Un mucchio di primedonne. Steven Gerrard non usa giri di parole, descrivendo quel che lui e i suoi compagni hanno rappresentato per oltre un decennio in Nazionale. Forse l’Inghilterra più forte di sempre, potenzialmente devastante in ogni reparto: difesa granitica, il miglior Rooney in attacco. Soprattutto, l’imbarazzo della scelta a centrocampo: Lampard e Scholes su tutti, insieme all’ex bandiera del Liverpool. Eppure, direbbe Mourinho, zero titoli. Non solo: zero partecipazioni dalle semifinali in su tra Europei e Mondiali. Aspettative altissime e puntualissimo fiasco, torneo dopo torneo. Perché, si è interrogato a lungo il mondo del calcio? “Eravamo dei perdenti egoisti”, risponde oggi Gerrard, ospite del podcast di Rio Ferdinand. “Non eravamo amici, non eravamo connessi.

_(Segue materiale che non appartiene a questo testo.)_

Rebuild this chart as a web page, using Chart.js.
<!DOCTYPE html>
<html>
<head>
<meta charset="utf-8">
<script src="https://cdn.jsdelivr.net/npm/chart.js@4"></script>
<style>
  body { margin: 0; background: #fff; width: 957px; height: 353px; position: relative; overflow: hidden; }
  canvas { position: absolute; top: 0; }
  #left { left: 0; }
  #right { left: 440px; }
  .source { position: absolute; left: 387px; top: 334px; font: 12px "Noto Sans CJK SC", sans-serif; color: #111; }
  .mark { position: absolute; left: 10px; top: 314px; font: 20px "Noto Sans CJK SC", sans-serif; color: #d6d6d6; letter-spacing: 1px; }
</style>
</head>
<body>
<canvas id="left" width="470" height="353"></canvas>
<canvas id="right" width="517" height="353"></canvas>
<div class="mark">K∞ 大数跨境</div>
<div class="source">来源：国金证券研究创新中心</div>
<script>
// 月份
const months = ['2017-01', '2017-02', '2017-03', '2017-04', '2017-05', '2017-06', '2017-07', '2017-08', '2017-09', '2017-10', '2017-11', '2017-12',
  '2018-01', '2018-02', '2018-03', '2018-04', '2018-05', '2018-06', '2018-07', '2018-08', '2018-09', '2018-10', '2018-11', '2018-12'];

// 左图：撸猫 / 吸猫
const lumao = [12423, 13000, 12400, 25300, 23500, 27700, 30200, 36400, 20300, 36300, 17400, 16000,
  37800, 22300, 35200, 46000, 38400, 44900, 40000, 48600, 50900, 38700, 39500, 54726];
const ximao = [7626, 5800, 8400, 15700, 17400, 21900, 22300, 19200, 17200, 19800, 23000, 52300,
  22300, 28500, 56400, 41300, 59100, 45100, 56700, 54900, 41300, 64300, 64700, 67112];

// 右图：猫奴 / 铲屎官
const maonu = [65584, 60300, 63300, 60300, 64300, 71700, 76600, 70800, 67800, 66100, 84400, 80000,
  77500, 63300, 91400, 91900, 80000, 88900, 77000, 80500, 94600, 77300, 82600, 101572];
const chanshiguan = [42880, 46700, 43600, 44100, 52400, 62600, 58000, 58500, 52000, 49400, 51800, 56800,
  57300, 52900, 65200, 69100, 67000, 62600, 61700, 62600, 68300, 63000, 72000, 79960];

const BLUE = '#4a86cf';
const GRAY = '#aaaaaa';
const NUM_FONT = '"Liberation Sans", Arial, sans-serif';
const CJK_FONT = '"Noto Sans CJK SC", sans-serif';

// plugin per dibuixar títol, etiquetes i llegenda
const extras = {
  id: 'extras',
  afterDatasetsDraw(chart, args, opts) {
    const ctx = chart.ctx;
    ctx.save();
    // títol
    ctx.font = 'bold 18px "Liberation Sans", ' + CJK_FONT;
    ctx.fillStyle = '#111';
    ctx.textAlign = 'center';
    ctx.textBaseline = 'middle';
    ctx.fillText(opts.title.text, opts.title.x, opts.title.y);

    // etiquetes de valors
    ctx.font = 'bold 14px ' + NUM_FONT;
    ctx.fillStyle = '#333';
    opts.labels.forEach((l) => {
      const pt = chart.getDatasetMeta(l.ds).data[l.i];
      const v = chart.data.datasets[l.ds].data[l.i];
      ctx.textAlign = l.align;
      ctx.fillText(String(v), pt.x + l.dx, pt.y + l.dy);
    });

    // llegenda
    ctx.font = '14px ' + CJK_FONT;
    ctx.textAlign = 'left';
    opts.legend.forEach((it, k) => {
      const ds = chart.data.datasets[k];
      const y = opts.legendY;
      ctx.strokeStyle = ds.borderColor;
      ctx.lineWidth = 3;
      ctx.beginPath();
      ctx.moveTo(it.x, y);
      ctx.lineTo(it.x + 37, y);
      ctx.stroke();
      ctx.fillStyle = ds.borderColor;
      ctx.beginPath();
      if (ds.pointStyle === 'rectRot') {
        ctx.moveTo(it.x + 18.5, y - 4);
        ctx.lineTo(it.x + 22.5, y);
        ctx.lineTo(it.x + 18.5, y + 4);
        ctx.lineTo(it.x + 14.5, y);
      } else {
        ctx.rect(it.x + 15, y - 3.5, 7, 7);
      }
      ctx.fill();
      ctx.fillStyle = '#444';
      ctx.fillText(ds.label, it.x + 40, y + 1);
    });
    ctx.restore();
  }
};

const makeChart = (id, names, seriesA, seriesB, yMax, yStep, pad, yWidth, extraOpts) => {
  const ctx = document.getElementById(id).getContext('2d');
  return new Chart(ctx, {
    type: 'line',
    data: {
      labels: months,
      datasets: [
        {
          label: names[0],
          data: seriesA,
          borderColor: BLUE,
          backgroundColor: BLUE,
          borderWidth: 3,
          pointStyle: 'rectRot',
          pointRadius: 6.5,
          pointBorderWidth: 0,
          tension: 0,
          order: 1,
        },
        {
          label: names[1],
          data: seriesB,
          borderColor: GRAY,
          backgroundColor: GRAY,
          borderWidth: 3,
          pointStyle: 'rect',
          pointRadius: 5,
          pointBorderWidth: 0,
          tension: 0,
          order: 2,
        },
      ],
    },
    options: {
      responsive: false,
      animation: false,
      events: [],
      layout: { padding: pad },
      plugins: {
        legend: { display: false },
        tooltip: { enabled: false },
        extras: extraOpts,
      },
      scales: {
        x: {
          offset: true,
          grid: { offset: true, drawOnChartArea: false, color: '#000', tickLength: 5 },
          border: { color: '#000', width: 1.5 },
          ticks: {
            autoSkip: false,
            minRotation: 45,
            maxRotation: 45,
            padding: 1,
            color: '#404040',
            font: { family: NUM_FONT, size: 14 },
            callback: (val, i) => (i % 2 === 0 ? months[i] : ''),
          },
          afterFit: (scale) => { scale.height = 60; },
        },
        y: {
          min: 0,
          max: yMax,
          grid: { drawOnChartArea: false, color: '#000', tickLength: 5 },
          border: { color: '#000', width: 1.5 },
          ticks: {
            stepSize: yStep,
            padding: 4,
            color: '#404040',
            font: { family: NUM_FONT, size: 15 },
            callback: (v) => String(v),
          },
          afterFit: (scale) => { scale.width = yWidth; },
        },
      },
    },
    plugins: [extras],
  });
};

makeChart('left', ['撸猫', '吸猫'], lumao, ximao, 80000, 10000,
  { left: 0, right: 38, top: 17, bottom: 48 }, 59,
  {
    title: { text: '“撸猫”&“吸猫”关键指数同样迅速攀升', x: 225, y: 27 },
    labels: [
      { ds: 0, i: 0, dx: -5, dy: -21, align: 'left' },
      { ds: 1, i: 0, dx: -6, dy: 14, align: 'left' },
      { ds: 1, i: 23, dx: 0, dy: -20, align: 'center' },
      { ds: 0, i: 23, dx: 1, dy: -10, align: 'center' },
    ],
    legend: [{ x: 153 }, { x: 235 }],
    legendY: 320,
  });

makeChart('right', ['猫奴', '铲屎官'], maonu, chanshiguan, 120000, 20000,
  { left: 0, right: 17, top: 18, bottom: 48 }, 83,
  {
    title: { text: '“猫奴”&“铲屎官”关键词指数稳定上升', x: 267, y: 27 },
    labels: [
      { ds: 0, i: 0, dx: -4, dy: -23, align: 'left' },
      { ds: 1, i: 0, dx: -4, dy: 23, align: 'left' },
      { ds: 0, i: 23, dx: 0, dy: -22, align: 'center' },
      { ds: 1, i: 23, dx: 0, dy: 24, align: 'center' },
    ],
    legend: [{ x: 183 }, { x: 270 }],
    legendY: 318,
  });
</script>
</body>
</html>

Non eravamo una squadra. In nessun momento siamo andati vicini a diventare davvero un gruppo solido”.
È un’ammissione profonda, che va al di là dei proverbiali blocchi psicologici o scherzi del destino attorno alla Nazionale dei Tre leoni. Quei dettagli che magari hanno interrotto la corsa inglese proprio sul più bello in diverse occasioni importanti – Italia ’90, Euro ’96, 2020 e 2024 – ma che nulla hanno a che fare con la cosiddetta “Golden Generation”. Quella programmata per vincere tutto, imbattibile alla PlayStation. E che alla fine non ha vinto niente. “Perché non riuscivamo a costruire un’alchimia in spogliatoio?”, si domanda Gerrard. “Non riesco a pensare ad altro che all’immaturità o all’egoismo: ora vedo Carragher e Scholes in tv e sembrano migliori amici da sempre. Lo stesso vale per Gary Neville. E probabilmente mi sento più vicino a te”, dice, parlando con Rio, “di quanto lo fossi durante la nostra carriera. Perché non eravamo così quando avevamo 20, 21 o 23 anni? Era un problema di ego? Una questione di rivalità?”
Lo storico centrocampista, oggi 45enne, aggiunge di aver “odiato i ritiri con l’Inghilterra. Odiavo la mia stanza. Odiavo l’atmosfera. Certo, mi divertivo un mondo a giocare per la Nazionale. Ne ero fiero. E mi piacevano anche gli allenamenti: ma erano novanta minuti al giorno. Per il resto mi sentivo perso, che fossimo a Londra o in Romania cambiava poco. Sentivo di non far parte di alcuna squadra. Non avevo alcun tipo di rapporto coi miei compagni. Volevo soltanto giocare, allenarmi e poi essere da un’altra parte”. Secondo Ferdinand tra i giocatori c’era rancore diffuso, Gerrard specifica “anche un po’ di odio. Forse era un atteggiamento immaturo. Ma avrebbe anche dovuto esserci più enfasi da parte del nostro staff, per farci capire di metterci tutto alle spalle e di concentrarci insieme per l’obiettivo. Più attività condivise, più svago, più tempo insieme”. Per intenderci, tutto ciò che rese speciale l’Italia di Lippi nel 2006. Certi trionfi nascono così: partite a ping-pong, alla console, gli scherzi, le risate e i tuffi nel laghetto di Duisburg. Settimane che hanno forgiato la Nazionale campione del Mondo. Forse avrebbe potuto essere l’Inghilterra, ma va benissimo così. Non ce ne voglia Gerrard.